> **Written task**
Return the whole listing, keeping every character the same.

— START Data shown —

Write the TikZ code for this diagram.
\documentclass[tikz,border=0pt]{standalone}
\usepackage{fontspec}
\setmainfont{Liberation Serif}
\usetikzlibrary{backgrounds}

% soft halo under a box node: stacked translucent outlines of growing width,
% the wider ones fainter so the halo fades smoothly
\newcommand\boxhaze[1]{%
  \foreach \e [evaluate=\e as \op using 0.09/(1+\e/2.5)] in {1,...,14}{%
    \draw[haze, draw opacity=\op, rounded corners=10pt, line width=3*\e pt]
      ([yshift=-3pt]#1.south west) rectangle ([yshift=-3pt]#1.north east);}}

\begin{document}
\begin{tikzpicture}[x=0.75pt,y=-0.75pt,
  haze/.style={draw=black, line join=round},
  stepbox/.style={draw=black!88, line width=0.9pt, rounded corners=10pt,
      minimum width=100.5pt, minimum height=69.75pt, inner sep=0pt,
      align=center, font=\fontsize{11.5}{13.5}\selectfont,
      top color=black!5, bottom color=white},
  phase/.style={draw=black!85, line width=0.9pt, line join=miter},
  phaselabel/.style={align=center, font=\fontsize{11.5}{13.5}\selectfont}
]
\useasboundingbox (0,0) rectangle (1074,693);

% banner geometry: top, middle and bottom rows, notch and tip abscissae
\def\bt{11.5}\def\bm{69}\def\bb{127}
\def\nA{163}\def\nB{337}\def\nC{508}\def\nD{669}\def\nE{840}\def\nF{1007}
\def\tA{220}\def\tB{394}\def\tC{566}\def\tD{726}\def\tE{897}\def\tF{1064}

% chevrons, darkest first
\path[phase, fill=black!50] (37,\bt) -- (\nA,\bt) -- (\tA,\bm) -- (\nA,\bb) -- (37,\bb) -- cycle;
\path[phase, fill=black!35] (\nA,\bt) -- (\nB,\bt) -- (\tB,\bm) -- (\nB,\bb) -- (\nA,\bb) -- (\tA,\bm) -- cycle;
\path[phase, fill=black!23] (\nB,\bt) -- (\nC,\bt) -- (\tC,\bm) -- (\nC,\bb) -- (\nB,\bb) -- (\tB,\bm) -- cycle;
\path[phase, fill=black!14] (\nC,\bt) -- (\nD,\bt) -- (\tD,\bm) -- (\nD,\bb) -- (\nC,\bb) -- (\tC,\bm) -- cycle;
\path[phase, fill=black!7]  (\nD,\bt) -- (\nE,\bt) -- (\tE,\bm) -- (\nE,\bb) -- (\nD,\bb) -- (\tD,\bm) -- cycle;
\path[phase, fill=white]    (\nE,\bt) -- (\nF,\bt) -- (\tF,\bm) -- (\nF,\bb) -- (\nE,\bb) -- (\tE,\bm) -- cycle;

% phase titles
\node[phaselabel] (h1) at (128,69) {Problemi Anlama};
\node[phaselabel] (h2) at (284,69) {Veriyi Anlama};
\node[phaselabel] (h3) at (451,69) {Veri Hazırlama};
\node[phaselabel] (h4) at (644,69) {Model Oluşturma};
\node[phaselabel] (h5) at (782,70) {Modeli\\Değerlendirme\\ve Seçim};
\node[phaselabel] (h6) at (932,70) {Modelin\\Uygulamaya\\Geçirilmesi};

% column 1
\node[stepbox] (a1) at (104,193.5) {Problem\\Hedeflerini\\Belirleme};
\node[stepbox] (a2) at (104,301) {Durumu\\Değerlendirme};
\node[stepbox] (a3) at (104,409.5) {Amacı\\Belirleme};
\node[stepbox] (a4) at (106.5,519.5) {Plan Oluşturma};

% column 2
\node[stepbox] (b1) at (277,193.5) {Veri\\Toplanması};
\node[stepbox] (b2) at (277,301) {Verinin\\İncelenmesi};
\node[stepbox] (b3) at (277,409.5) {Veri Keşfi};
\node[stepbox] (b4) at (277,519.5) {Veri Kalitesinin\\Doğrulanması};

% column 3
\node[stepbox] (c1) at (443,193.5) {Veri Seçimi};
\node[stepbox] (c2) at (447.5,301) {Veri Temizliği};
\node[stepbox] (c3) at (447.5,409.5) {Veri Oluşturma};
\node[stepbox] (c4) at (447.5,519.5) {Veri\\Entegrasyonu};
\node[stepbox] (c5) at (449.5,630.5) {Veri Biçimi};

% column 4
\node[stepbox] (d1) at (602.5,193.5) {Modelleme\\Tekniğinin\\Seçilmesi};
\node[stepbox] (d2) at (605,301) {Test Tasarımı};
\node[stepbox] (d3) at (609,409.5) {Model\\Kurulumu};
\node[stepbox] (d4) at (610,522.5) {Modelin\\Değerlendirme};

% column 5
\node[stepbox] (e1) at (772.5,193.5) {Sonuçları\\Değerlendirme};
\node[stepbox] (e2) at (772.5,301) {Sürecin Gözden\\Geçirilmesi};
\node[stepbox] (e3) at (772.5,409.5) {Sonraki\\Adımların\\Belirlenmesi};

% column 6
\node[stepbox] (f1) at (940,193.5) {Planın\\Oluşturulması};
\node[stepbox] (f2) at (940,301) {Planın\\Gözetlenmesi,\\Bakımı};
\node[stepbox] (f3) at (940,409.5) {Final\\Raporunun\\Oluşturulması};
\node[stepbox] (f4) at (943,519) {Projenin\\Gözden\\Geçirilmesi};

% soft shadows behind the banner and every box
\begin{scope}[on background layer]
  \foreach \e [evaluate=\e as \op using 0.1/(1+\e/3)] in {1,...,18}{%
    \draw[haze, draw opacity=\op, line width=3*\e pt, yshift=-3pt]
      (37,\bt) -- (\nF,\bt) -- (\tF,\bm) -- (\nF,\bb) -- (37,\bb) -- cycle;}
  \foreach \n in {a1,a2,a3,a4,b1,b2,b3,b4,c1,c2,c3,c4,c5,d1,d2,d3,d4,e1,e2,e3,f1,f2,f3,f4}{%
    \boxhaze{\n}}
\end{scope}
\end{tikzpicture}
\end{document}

— END Data shown —

> **The answer**
Write the TikZ code for this diagram.
\documentclass[tikz,border=0pt]{standalone}
\usepackage{fontspec}
\setmainfont{Liberation Serif}
\usetikzlibrary{backgrounds}

% soft halo under a box node: stacked translucent outlines of growing width,
% the wider ones fainter so the halo fades smoothly
\newcommand\boxhaze[1]{%
  \foreach \e [evaluate=\e as \op using 0.09/(1+\e/2.5)] in {1,...,14}{%
    \draw[haze, draw opacity=\op, rounded corners=10pt, line width=3*\e pt]
      ([yshift=-3pt]#1.south west) rectangle ([yshift=-3pt]#1.north east);}}

\begin{document}
\begin{tikzpicture}[x=0.75pt,y=-0.75pt,
  haze/.style={draw=black, line join=round},
  stepbox/.style={draw=black!88, line width=0.9pt, rounded corners=10pt,
      minimum width=100.5pt, minimum height=69.75pt, inner sep=0pt,
      align=center, font=\fontsize{11.5}{13.5}\selectfont,
      top color=black!5, bottom color=white},
  phase/.style={draw=black!85, line width=0.9pt, line join=miter},
  phaselabel/.style={align=center, font=\fontsize{11.5}{13.5}\selectfont}
]
\useasboundingbox (0,0) rectangle (1074,693);

% banner geometry: top, middle and bottom rows, notch and tip abscissae
\def\bt{11.5}\def\bm{69}\def\bb{127}
\def\nA{163}\def\nB{337}\def\nC{508}\def\nD{669}\def\nE{840}\def\nF{1007}
\def\tA{220}\def\tB{394}\def\tC{566}\def\tD{726}\def\tE{897}\def\tF{1064}

% chevrons, darkest first
\path[phase, fill=black!50] (37,\bt) -- (\nA,\bt) -- (\tA,\bm) -- (\nA,\bb) -- (37,\bb) -- cycle;
\path[phase, fill=black!35] (\nA,\bt) -- (\nB,\bt) -- (\tB,\bm) -- (\nB,\bb) -- (\nA,\bb) -- (\tA,\bm) -- cycle;
\path[phase, fill=black!23] (\nB,\bt) -- (\nC,\bt) -- (\tC,\bm) -- (\nC,\bb) -- (\nB,\bb) -- (\tB,\bm) -- cycle;
\path[phase, fill=black!14] (\nC,\bt) -- (\nD,\bt) -- (\tD,\bm) -- (\nD,\bb) -- (\nC,\bb) -- (\tC,\bm) -- cycle;
\path[phase, fill=black!7]  (\nD,\bt) -- (\nE,\bt) -- (\tE,\bm) -- (\nE,\bb) -- (\nD,\bb) -- (\tD,\bm) -- cycle;
\path[phase, fill=white]    (\nE,\bt) -- (\nF,\bt) -- (\tF,\bm) -- (\nF,\bb) -- (\nE,\bb) -- (\tE,\bm) -- cycle;

% phase titles
\node[phaselabel] (h1) at (128,69) {Problemi Anlama};
\node[phaselabel] (h2) at (284,69) {Veriyi Anlama};
\node[phaselabel] (h3) at (451,69) {Veri Hazırlama};
\node[phaselabel] (h4) at (644,69) {Model Oluşturma};
\node[phaselabel] (h5) at (782,70) {Modeli\\Değerlendirme\\ve Seçim};
\node[phaselabel] (h6) at (932,70) {Modelin\\Uygulamaya\\Geçirilmesi};

% column 1
\node[stepbox] (a1) at (104,193.5) {Problem\\Hedeflerini\\Belirleme};
\node[stepbox] (a2) at (104,301) {Durumu\\Değerlendirme};
\node[stepbox] (a3) at (104,409.5) {Amacı\\Belirleme};
\node[stepbox] (a4) at (106.5,519.5) {Plan Oluşturma};

% column 2
\node[stepbox] (b1) at (277,193.5) {Veri\\Toplanması};
\node[stepbox] (b2) at (277,301) {Verinin\\İncelenmesi};
\node[stepbox] (b3) at (277,409.5) {Veri Keşfi};
\node[stepbox] (b4) at (277,519.5) {Veri Kalitesinin\\Doğrulanması};

% column 3
\node[stepbox] (c1) at (443,193.5) {Veri Seçimi};
\node[stepbox] (c2) at (447.5,301) {Veri Temizliği};
\node[stepbox] (c3) at (447.5,409.5) {Veri Oluşturma};
\node[stepbox] (c4) at (447.5,519.5) {Veri\\Entegrasyonu};
\node[stepbox] (c5) at (449.5,630.5) {Veri Biçimi};

% column 4
\node[stepbox] (d1) at (602.5,193.5) {Modelleme\\Tekniğinin\\Seçilmesi};
\node[stepbox] (d2) at (605,301) {Test Tasarımı};
\node[stepbox] (d3) at (609,409.5) {Model\\Kurulumu};
\node[stepbox] (d4) at (610,522.5) {Modelin\\Değerlendirme};

% column 5
\node[stepbox] (e1) at (772.5,193.5) {Sonuçları\\Değerlendirme};
\node[stepbox] (e2) at (772.5,301) {Sürecin Gözden\\Geçirilmesi};
\node[stepbox] (e3) at (772.5,409.5) {Sonraki\\Adımların\\Belirlenmesi};

% column 6
\node[stepbox] (f1) at (940,193.5) {Planın\\Oluşturulması};
\node[stepbox] (f2) at (940,301) {Planın\\Gözetlenmesi,\\Bakımı};
\node[stepbox] (f3) at (940,409.5) {Final\\Raporunun\\Oluşturulması};
\node[stepbox] (f4) at (943,519) {Projenin\\Gözden\\Geçirilmesi};

% soft shadows behind the banner and every box
\begin{scope}[on background layer]
  \foreach \e [evaluate=\e as \op using 0.1/(1+\e/3)] in {1,...,18}{%
    \draw[haze, draw opacity=\op, line width=3*\e pt, yshift=-3pt]
      (37,\bt) -- (\nF,\bt) -- (\tF,\bm) -- (\nF,\bb) -- (37,\bb) -- cycle;}
  \foreach \n in {a1,a2,a3,a4,b1,b2,b3,b4,c1,c2,c3,c4,c5,d1,d2,d3,d4,e1,e2,e3,f1,f2,f3,f4}{%
    \boxhaze{\n}}
\end{scope}
\end{tikzpicture}
\end{document}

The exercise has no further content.